*Dataset content*.
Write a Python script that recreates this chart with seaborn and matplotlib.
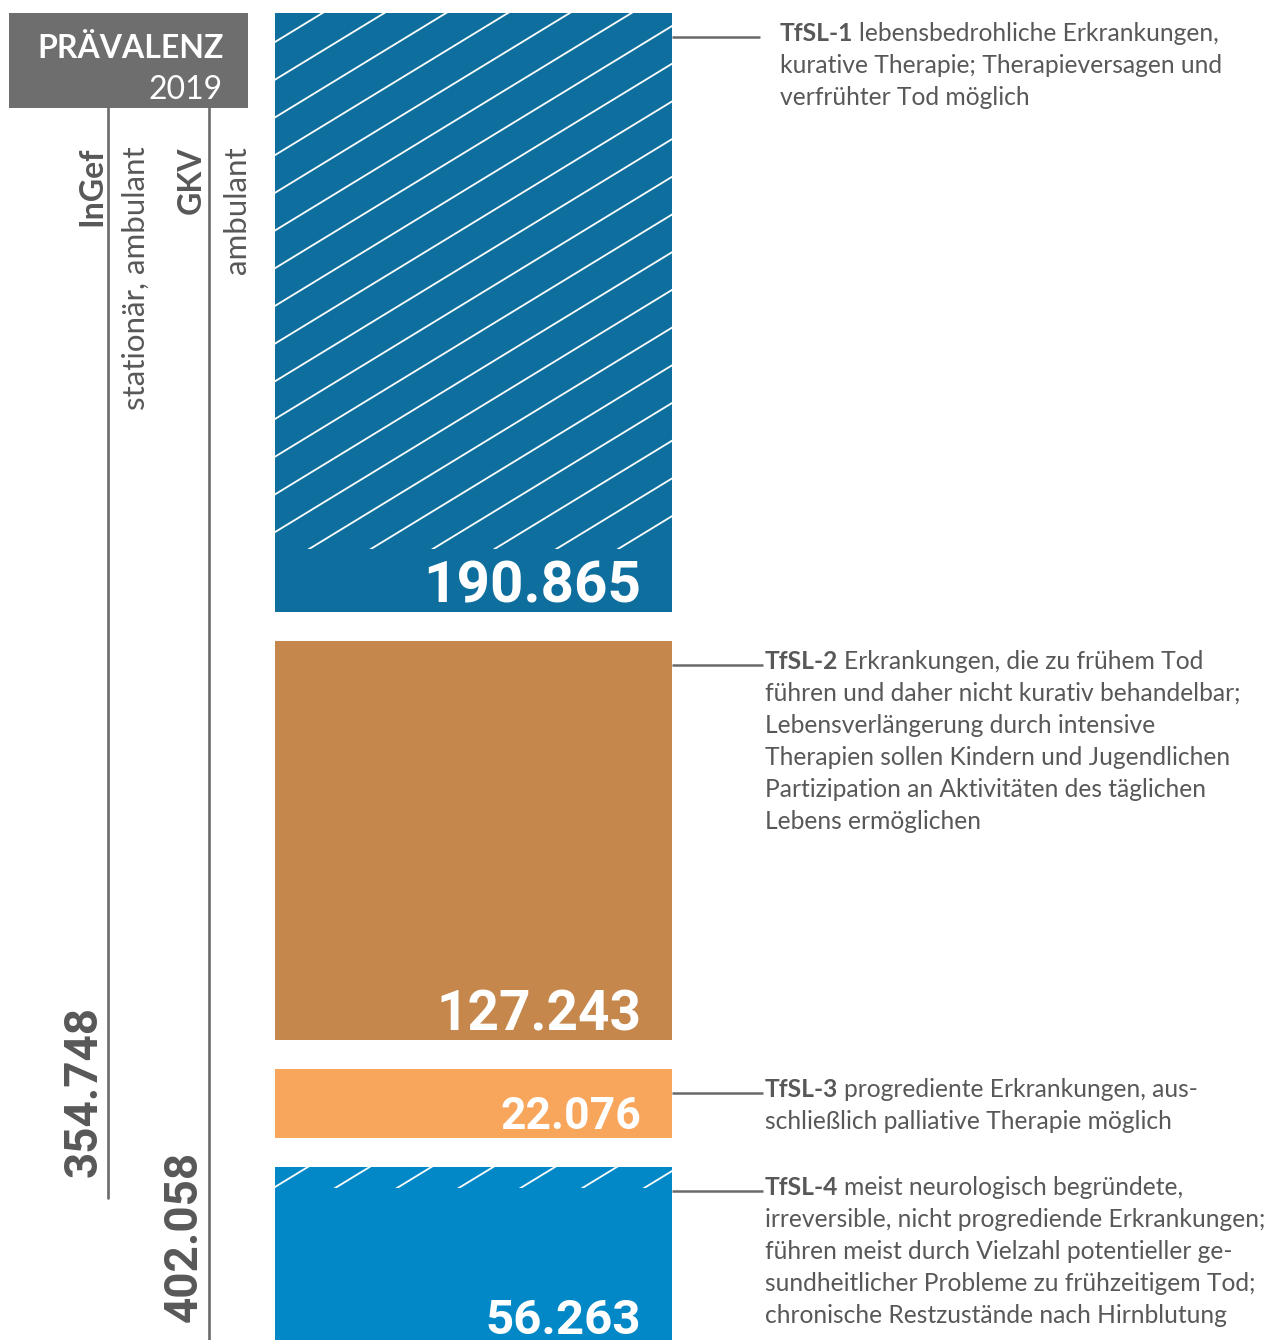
import matplotlib
matplotlib.use("Agg")
import matplotlib.pyplot as plt
import matplotlib.transforms as mtransforms
from matplotlib.patches import Rectangle
from matplotlib.lines import Line2D
import seaborn as sns

# ---------------- data ----------------
codes = ["TfSL-1", "TfSL-2", "TfSL-3", "TfSL-4"]
values = [190865, 127243, 22076, 56263]
value_labels = ["190.865", "127.243", "22.076", "56.263"]
bar_colors = ["#0E6F9E", "#C5874B", "#F9A65D", "#0288C6"]
hatch_extent = [170900, 0, 0, 6700]   # hatched part at the top of each bar
descriptions = [
    ["lebensbedrohliche Erkrankungen,",
     "kurative Therapie; Therapieversagen und",
     "verfrühter Tod möglich"],
    ["Erkrankungen, die zu frühem Tod",
     "führen und daher nicht kurativ behandelbar;",
     "Lebensverlängerung durch intensive",
     "Therapien sollen Kindern und Jugendlichen",
     "Partizipation an Aktivitäten des täglichen",
     "Lebens ermöglichen"],
    ["progrediente Erkrankungen, aus-",
     "schließlich palliative Therapie möglich"],
    ["meist neurologisch begründete,",
     "irreversible, nicht progrediende Erkrankungen;",
     "führen meist durch Vielzahl potentieller ge-",
     "sundheitlicher Probleme zu frühzeitigem Tod;",
     "chronische Restzustände nach Hirnblutung"],
]
header_title = "PRÄVALENZ"
header_year = "2019"
sources = ["InGef", "GKV"]
source_sub = ["stationär, ambulant", "ambulant"]
totals = ["354.748", "402.058"]

# ---------------- layout ----------------
DPI = 100
W, H = 1270, 1340
GAP = 9250
label_sizes = [42, 39.5, 32, 35.5]
hatch_phase = [42.0, 0, 0, 1187.0]    # pixel row where a hatch line meets the bar's left edge
TEXT_GRAY = "#585858"
LINE_GRAY = "#6A6A6A"
DESC_SIZE = 17.7

sns.set_theme(style="white")
plt.rcParams["font.family"] = ["Lato", "DejaVu Sans"]

fig = plt.figure(figsize=(W / DPI, H / DPI), dpi=DPI)
fig.patch.set_facecolor("white")
ax = fig.add_axes([275 / W, 0, (672 - 275) / W, 1327 / H])

starts = []
s = 0
for v in values:
    starts.append(s)
    s += v + GAP

for i, (v, b, c) in enumerate(zip(values, starts, bar_colors)):
    sns.barplot(x=[0], y=[v], bottom=b, color=c, width=1, linewidth=0,
                errorbar=None, ax=ax, saturation=1)

ax.set_xlim(-0.5, 0.5)
ax.set_ylim(423100, 0)
ax.axis("off")

# pixel transform (top-left origin)
px = mtransforms.Affine2D().scale(1 / DPI, -1 / DPI).translate(0, H / DPI) + fig.dpi_scale_trans
xpx_ydata = mtransforms.blended_transform_factory(px, ax.transData)


def down(dy):
    return mtransforms.ScaledTranslation(0, -dy / DPI, fig.dpi_scale_trans)


# hatching (white diagonal lines clipped to the hatched part of the bar)
slope, pitch = 0.61, 37.7
for b, ext, y0 in zip(starts, hatch_extent, hatch_phase):
    if ext <= 0:
        continue
    clip = Rectangle((-0.5, b), 1, ext, transform=ax.transData)
    for k in range(-40, 45):
        xa, xb = 260, 690
        ya = y0 + k * pitch - slope * (xa - 275)
        yb = y0 + k * pitch - slope * (xb - 275)
        ln = Line2D([xa, xb], [ya, yb], transform=px, color="white", lw=1.3,
                    solid_capstyle="butt")
        ax.add_line(ln)
        ln.set_clip_path(clip.get_path(), clip.get_transform())

# value labels
for v, b, lab, fs in zip(values, starts, value_labels, label_sizes):
    ax.annotate(lab, xy=(0.5, b + v), xycoords="data", xytext=(-31, 9),
                textcoords="offset pixels", ha="right", va="baseline",
                color="white", fontsize=fs, fontweight="bold", family="Roboto",
                annotation_clip=False)

# descriptions with connector lines
renderer = fig.canvas.get_renderer()
for i, (code, b, lines) in enumerate(zip(codes, starts, descriptions)):
    tx = 780 if i == 0 else 765
    lx = 760 if i == 0 else 763
    ax.plot([672, lx], [b, b], transform=xpx_ydata + down(24), color=LINE_GRAY,
            lw=1.8, clip_on=False, solid_capstyle="butt")
    t = ax.text(tx, b, code, transform=xpx_ydata + down(28), ha="left", va="baseline",
                fontsize=DESC_SIZE, fontweight="bold", color=TEXT_GRAY, family="Lato")
    wpx = t.get_window_extent(renderer).width
    ax.text(tx + wpx + 6, b, lines[0], transform=xpx_ydata + down(28), ha="left",
            va="baseline", fontsize=DESC_SIZE, color=TEXT_GRAY, family="Lato")
    for j, line in enumerate(lines[1:], start=1):
        ax.text(tx, b, line, transform=xpx_ydata + down(28 + 32 * j), ha="left",
                va="baseline", fontsize=DESC_SIZE, color=TEXT_GRAY, family="Lato")

# header box
fig.add_artist(Rectangle((9, 13), 239, 95, transform=px, facecolor="#6E6E6E",
                         edgecolor="none"))
fig.text(224, 58, header_title, transform=px, ha="right", va="baseline",
         fontsize=23, fontweight="bold", color="white", family="Lato")
fig.text(223, 99, header_year, transform=px, ha="right", va="baseline",
         fontsize=23, color="white", family="Lato")

# vertical source lines
fig.add_artist(Line2D([108, 108], [108, 1198], transform=px, color=LINE_GRAY, lw=1.9))
fig.add_artist(Line2D([209, 209], [108, 1340], transform=px, color=LINE_GRAY, lw=1.9))

# rotated source labels
src_x = [101, 201]
sub_x = [145, 246]
tot_anchor = [(97, 1177), (197, 1322)]
for name, sub, tot, sx, bx, (tx0, ty0) in zip(sources, source_sub, totals, src_x, sub_x, tot_anchor):
    fig.text(sx, 147, name, transform=px, rotation=90, rotation_mode="anchor",
             ha="right", va="baseline", fontsize=23, fontweight="bold",
             color=TEXT_GRAY, family="Lato")
    fig.text(bx, 146, sub, transform=px, rotation=90, rotation_mode="anchor",
             ha="right", va="baseline", fontsize=22.5,
             color=TEXT_GRAY, family="Lato")
    fig.text(tx0, ty0, tot, transform=px, rotation=90, rotation_mode="anchor",
             ha="left", va="baseline", fontsize=33, fontweight="bold",
             color=TEXT_GRAY, family="Roboto")

fig.savefig("out.png", dpi=DPI, facecolor="white")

*Required task*. Find the word "with" and list each line it appears in.

*Written answer*.
Write a Python script that recreates this chart with seaborn and matplotlib.
# descriptions with connector lines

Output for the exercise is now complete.